Перед уходом из госпиталя они побывали у главного хирурга - сухого бодрого старика армянина, говорившего на подчеркнуто чистом, даже изысканном русском языке.
– Положитесь на мое слово, молодые люди, - ответил он на вопрос Гая о состоянии Извольского.
– Месяца через два приступит к работе... Несколько не очень серьезных травм...
Прощаясь с Гаем, Лютров попросил:
– Пока будет возможно, ты не подыскивай второго летчика на "девятку". Может быть, и в самом деле парень поправится.
– О чем говорить, Леша! Мне и самому хочется, чтобы он с тобой полетал. Такая работа не каждый год бывает.
– Я не потому: он хороший человек, Гай, его легко обидеть.
...Возвратившиеся из пропасти дней родные берега рождали сладко щемящую боль, в которой хотелось растворить себя, как в умилении... Каждый звук, запах, силуэт - неизменные, не тронутые временем, восхищали радостью узнавания, радостью до слез,- казалось, все эти годы он прожил беспутным сыном, тратившим на негожее то, в чем нуждалась и чего ждала от него родная мать.
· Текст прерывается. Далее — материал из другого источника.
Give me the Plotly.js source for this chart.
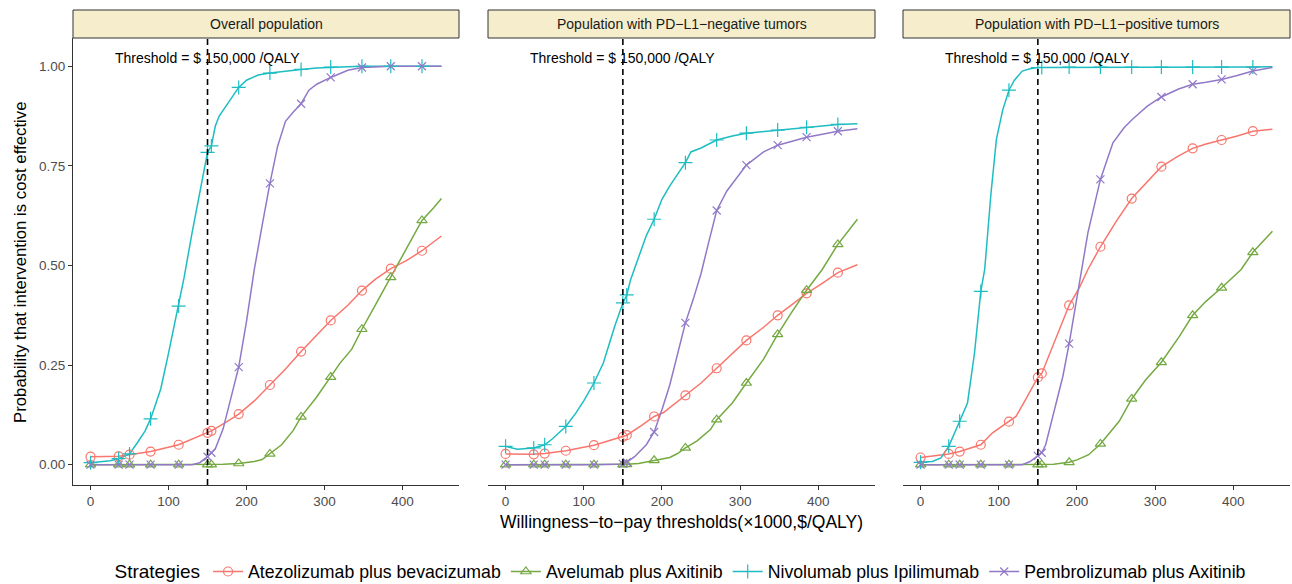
<!DOCTYPE html>
<html>
<head>
<meta charset="utf-8">
<script src="https://cdn.plot.ly/plotly-3.0.1.min.js"></script>
<style>
  html, body { margin: 0; padding: 0; background: #fff; }
  #chart { width: 1292px; height: 584px; }
</style>
</head>
<body>
<div id="chart"></div>
<script>
// ---------- Data ----------
const panels = ["Overall population", "Population with PD\u2212L1\u2212negative tumors", "Population with PD\u2212L1\u2212positive tumors"];
const strategies = ["Atezolizumab plus bevacizumab", "Avelumab plus Axitinib", "Nivolumab plus Ipilimumab", "Pembrolizumab plus Axitinib"];
const markerX = [0, 36, 50, 77, 113, 150, 155, 190, 230, 270, 308, 348, 385, 425];
const thresholdWTP = 150;
const xTicks = [0, 100, 200, 300, 400];
const yTicks = [0, 0.25, 0.5, 0.75, 1];

// Panel 1: Overall population
const atezo1X = [0,36,50,77,113,150,155,175,190,210,230,250,270,290,308,330,348,365,385,405,425,450];
const atezo1Y = [0.020,0.021,0.025,0.033,0.050,0.080,0.085,0.108,0.127,0.160,0.200,0.240,0.284,0.325,0.362,0.400,0.437,0.465,0.492,0.512,0.537,0.574];
const avel1X = [0,36,50,77,113,150,155,170,190,200,210,220,230,245,260,270,290,308,320,335,348,365,385,405,425,440,450];
const avel1Y = [0,0,0,0,0,0,0,0.001,0.003,0.005,0.008,0.013,0.027,0.05,0.086,0.12,0.17,0.22,0.255,0.29,0.34,0.40,0.47,0.54,0.613,0.645,0.668];
const nivo1X = [0,15,25,36,50,60,70,77,85,90,100,113,120,130,140,150,155,160,165,170,180,190,200,215,230,250,270,290,308,330,348,385,425,450];
const nivo1Y = [0.005,0.008,0.010,0.015,0.027,0.055,0.085,0.115,0.16,0.19,0.28,0.398,0.47,0.58,0.68,0.784,0.80,0.85,0.875,0.89,0.92,0.947,0.965,0.978,0.983,0.988,0.992,0.996,0.998,0.999,1,1,1,1];
const pembro1X = [0,36,50,77,113,130,140,150,155,160,170,180,190,200,210,220,230,240,250,260,270,280,290,308,330,348,385,425,450];
const pembro1Y = [0,0,0,0,0,0,0.005,0.02,0.03,0.04,0.09,0.17,0.245,0.36,0.49,0.60,0.706,0.80,0.862,0.885,0.906,0.94,0.955,0.972,0.99,0.997,1,1,1];

// Panel 2: PD-L1-negative
const atezo2X = [0,36,50,77,113,150,155,175,190,202,230,250,270,290,308,330,348,365,385,405,425,450];
const atezo2Y = [0.027,0.026,0.028,0.035,0.049,0.07,0.074,0.10,0.121,0.131,0.174,0.205,0.242,0.28,0.312,0.345,0.375,0.40,0.43,0.455,0.482,0.502];
const avel2X = [0,36,50,77,113,150,155,170,190,210,220,230,245,262,270,290,308,330,348,365,385,405,425,450];
const avel2Y = [0,0,0,0,0,0,0.001,0.003,0.011,0.018,0.028,0.042,0.06,0.088,0.113,0.155,0.205,0.265,0.327,0.38,0.438,0.49,0.553,0.616];
const nivo2X = [0,15,36,50,60,77,90,100,113,125,140,150,155,160,170,180,190,200,210,220,230,237,250,270,290,308,348,385,425,450];
const nivo2Y = [0.046,0.039,0.042,0.050,0.065,0.096,0.13,0.16,0.205,0.255,0.35,0.406,0.426,0.465,0.52,0.575,0.616,0.666,0.70,0.73,0.758,0.785,0.795,0.815,0.825,0.832,0.84,0.847,0.854,0.856];
const pembro2X = [0,36,50,77,113,150,155,165,180,190,200,210,220,230,240,250,260,270,283,308,330,348,385,425,450];
const pembro2Y = [0,0,0,0,0,0.002,0.006,0.02,0.05,0.082,0.138,0.2,0.275,0.356,0.415,0.48,0.56,0.638,0.687,0.752,0.785,0.802,0.822,0.837,0.843];

// Panel 3: PD-L1-positive
const atezo3X = [0,36,50,77,92,113,122,133,150,155,167,190,203,214,230,250,270,290,308,330,348,365,385,405,425,450];
const atezo3Y = [0.018,0.027,0.033,0.05,0.08,0.108,0.121,0.159,0.219,0.229,0.289,0.40,0.444,0.49,0.547,0.61,0.668,0.71,0.748,0.775,0.794,0.805,0.815,0.825,0.837,0.842];
const avel3X = [0,36,50,77,113,150,155,170,190,200,215,230,254,270,288,308,331,348,365,385,410,425,450];
const avel3Y = [0,0,0,0,0,0,0,0.001,0.006,0.012,0.025,0.052,0.109,0.165,0.213,0.257,0.322,0.375,0.41,0.444,0.49,0.533,0.586];
const nivo3X = [0,15,26,36,50,60,69,77,82,90,97,105,113,120,130,140,150,155,190,230,270,308,348,385,425,450];
const nivo3Y = [0.006,0.008,0.017,0.046,0.109,0.155,0.281,0.435,0.49,0.68,0.817,0.89,0.94,0.965,0.988,0.994,0.997,0.997,0.998,0.998,0.998,0.998,0.998,0.998,0.998,0.999];
const pembro3X = [0,36,50,77,113,130,140,150,155,160,169,182,190,203,214,230,246,260,271,290,308,330,348,365,385,405,425,450];
const pembro3Y = [0,0,0,0,0,0,0.008,0.022,0.03,0.05,0.121,0.222,0.304,0.456,0.582,0.716,0.808,0.845,0.867,0.90,0.923,0.943,0.955,0.96,0.967,0.977,0.988,0.997];

// ---------- Styling ----------
const colors = ["#F8766D", "#74A942", "#1DBDC2", "#9179C8"];
const symbols = ["circle-open", "triangle-up-open", "cross-thin-open", "x-thin-open"];
const msizes = [9, 9, 10, 8];
const FONT = "Liberation Sans, Arial, sans-serif";

const seriesByPanel = [
  [[atezo1X, atezo1Y], [avel1X, avel1Y], [nivo1X, nivo1Y], [pembro1X, pembro1Y]],
  [[atezo2X, atezo2Y], [avel2X, avel2Y], [nivo2X, nivo2Y], [pembro2X, pembro2Y]],
  [[atezo3X, atezo3Y], [avel3X, avel3Y], [nivo3X, nivo3Y], [pembro3X, pembro3Y]]
];

const xDomains = [[73/1292, 459/1292], [488/1292, 875/1292], [903/1292, 1290/1292]];
const yDomain = [1 - 485/584, 1 - 38/584];
const axX = ["x", "x2", "x3"], axY = ["y", "y2", "y3"];

const lineTraces = [], markerTraces = [];
seriesByPanel.forEach((series, p) => {
  series.forEach(([xs, ys], s) => {
    lineTraces.push({
      x: xs, y: ys, xaxis: axX[p], yaxis: axY[p], type: "scatter", mode: "lines",
      line: {color: colors[s], width: 1.5}, showlegend: false, hoverinfo: "skip"
    });
    const mx = [], my = [];
    xs.forEach((v, i) => { if (markerX.includes(v)) { mx.push(v); my.push(ys[i]); } });
    markerTraces.push({
      x: mx, y: my, xaxis: axX[p], yaxis: axY[p], type: "scatter", mode: "markers",
      marker: {symbol: symbols[s], size: msizes[s], color: colors[s], line: {color: colors[s], width: 1.2}},
      showlegend: false, hoverinfo: "skip"
    });
  });
});
const legendTraces = strategies.map((name, s) => ({
  x: [null], y: [null], type: "scatter", mode: "lines+markers", name: name,
  line: {color: colors[s], width: 1.5},
  marker: {symbol: symbols[s], size: msizes[s], color: colors[s], line: {color: colors[s], width: 1.2}},
  showlegend: true
}));

const layout = {
  width: 1292, height: 584,
  margin: {l: 0, r: 0, t: 0, b: 0, autoexpand: false},
  paper_bgcolor: "#ffffff", plot_bgcolor: "#ffffff",
  font: {family: FONT, color: "#000"},
  showlegend: true,
  legend: {
    orientation: "h", x: 682/1292, xanchor: "center", y: 1 - 572/584, yanchor: "middle",
    font: {size: 17.7, family: FONT, color: "#000"},
    title: {text: "Strategies", side: "left", font: {size: 19, family: FONT}},
    itemwidth: 30, tracegroupgap: 0, traceorder: "normal"
  },
  shapes: [], annotations: []
};

for (let p = 0; p < 3; p++) {
  const xa = p === 0 ? "xaxis" : "xaxis" + (p + 1);
  const ya = p === 0 ? "yaxis" : "yaxis" + (p + 1);
  layout[xa] = {
    domain: xDomains[p], anchor: axY[p], range: [-22.5, 472.5], automargin: false,
    tickvals: xTicks, ticktext: xTicks.map(String), ticks: "outside", ticklen: 4, tickwidth: 1, tickcolor: "#333",
    showline: true, linecolor: "#333", linewidth: 1.1, showgrid: false, zeroline: false,
    tickfont: {size: 13.5, color: "#4D4D4D", family: FONT}
  };
  layout[ya] = {
    domain: yDomain, anchor: axX[p], range: [-0.051, 1.071], automargin: false,
    tickvals: yTicks, ticktext: yTicks.map(v => v.toFixed(2)),
    ticks: p === 0 ? "outside" : "", ticklen: 4, tickwidth: 1, tickcolor: "#333",
    showticklabels: p === 0, showline: p === 0, linecolor: "#333", linewidth: 1.1,
    showgrid: false, zeroline: false,
    tickfont: {size: 13.5, color: "#4D4D4D", family: FONT}
  };
  // strip
  layout.shapes.push({
    type: "rect", xref: "paper", yref: "paper",
    x0: xDomains[p][0], x1: xDomains[p][1], y0: yDomain[1], y1: 1 - 10/584,
    fillcolor: "#F5EDCB", line: {color: "#333", width: 1}, layer: "above"
  });
  layout.annotations.push({
    xref: "paper", yref: "paper", x: (xDomains[p][0] + xDomains[p][1]) / 2, y: 1 - 24/584,
    text: panels[p], showarrow: false, xanchor: "center", yanchor: "middle",
    font: {size: 14, color: "#1A1A1A", family: FONT}
  });
  // threshold line
  layout.shapes.push({
    type: "line", xref: axX[p], yref: axY[p] + " domain",
    x0: thresholdWTP, x1: thresholdWTP, y0: 0, y1: 1,
    line: {color: "#000", width: 1.6, dash: "6px,4px"}, layer: "above"
  });
  layout.annotations.push({
    xref: axX[p], yref: axY[p], x: thresholdWTP, y: 1.02,
    text: "Threshold = $ " + (thresholdWTP * 1000).toLocaleString("en-US") + " /QALY",
    showarrow: false, xanchor: "center", yanchor: "middle",
    font: {size: 14, color: "#000", family: FONT}
  });
}

layout.annotations.push({
  xref: "paper", yref: "paper", x: 681.5/1292, y: 1 - 522/584,
  text: "Willingness\u2212to\u2212pay thresholds(\u00d71000,$/QALY)",
  showarrow: false, xanchor: "center", yanchor: "middle",
  font: {size: 17.5, color: "#000", family: FONT}
});
layout.annotations.push({
  xref: "paper", yref: "paper", x: 20/1292, y: 1 - 262/584,
  text: "Probability that intervention is cost effective", textangle: -90,
  showarrow: false, xanchor: "center", yanchor: "middle",
  font: {size: 16.8, color: "#000", family: FONT}
});

Plotly.newPlot("chart", lineTraces.concat(markerTraces, legendTraces), layout, {displayModeBar: false, staticPlot: true});
</script>
</body>
</html>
Расслабленный этим чувством, почти хворый в первые дни, Лютров часами просиживал на камнях берега, завороженно слушая, как море полощет скопище голышей вокруг Нарышкинского камня, словно патиной покрытою зеленым налетом времени. Рассеченные им волны, извиваясь, с шаловливым шелестом обегали разновеликую осыпь булыжников, утробно всасывались размытыми пустотами и привычно возвращались к морю.
Рожденные легким ветром, далью и солнцем, волны свертывались на гальке, как береста на огне, с хохотом ударялись о нее пенистыми вершинами гребней, то увлекая за собой тысячекратно омытую серую россыпь, то вытесняя обратно.
Недвижная покорность берега, казалось, забавляет море, оно мнет и тискает каменистое ложе, словно пытается растормошить землю.
А над ними, над землей и морем, застыло время, слепящее солнце висит неподвижно...
Лютров снял комнату на самом берегу, в доме старого рыбака дяди Юры, едва ли не последнего человека в городке, помнившего не только мать Лютрова, но и деда Макара.